The Emanuel Manual: Brothers, Rivalry, and Success
In the postscript to former Obama health-care adviser Ezekiel Emanuel’s recent memoir, Brothers Emanuel, he mentions the “cereal question.” As in, what did his mother put in the cereal to create three such wildly successful sons? With Chicago Mayor Rahm and Hollywood super-agent Ari rounding out the famously ambitious trio, New York Times columnist Maureen Dowd and hundreds of others have asked the brothers to reveal what went on in the Emanuel household that produced men who believed, as Zeke writes, that if you couldn’t keep up with them, “there was something wrong with you.”

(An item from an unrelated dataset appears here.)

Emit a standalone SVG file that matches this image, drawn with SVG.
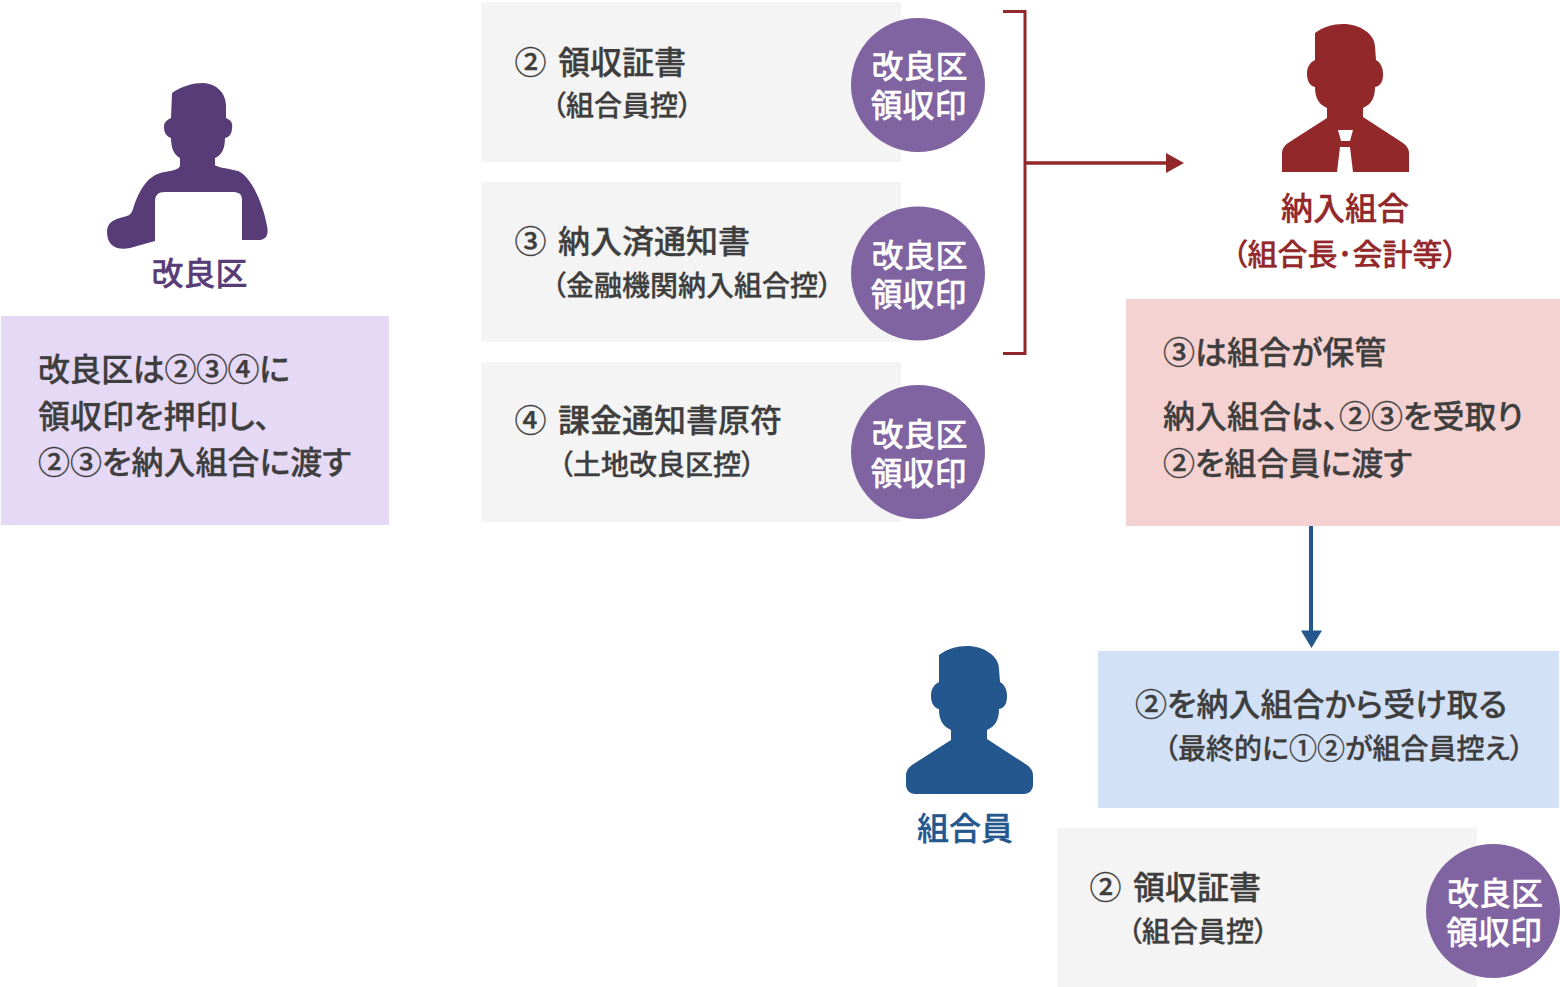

A good chunk of the Emanuel memoir is devoted to the bond among the siblings: Serious Zeke, creative Rahm, and impish Ari. Their father, Ben, a pediatrician, and their mother, Marsha, a medical technician, ran a rowdy yet loving household. “We were not pacifists,” Zeke deadpans. At the family dinner table, where their grandfather (whom they affectionately called “Big Bangah” because he banged the table so force-fully) held court, the boys would call each other schmucks and other Yiddish epithets during heated arguments. They learned “to respect authority and to constantly question and challenge it,” as Rahm said in an interview on NBC’s Rock Center.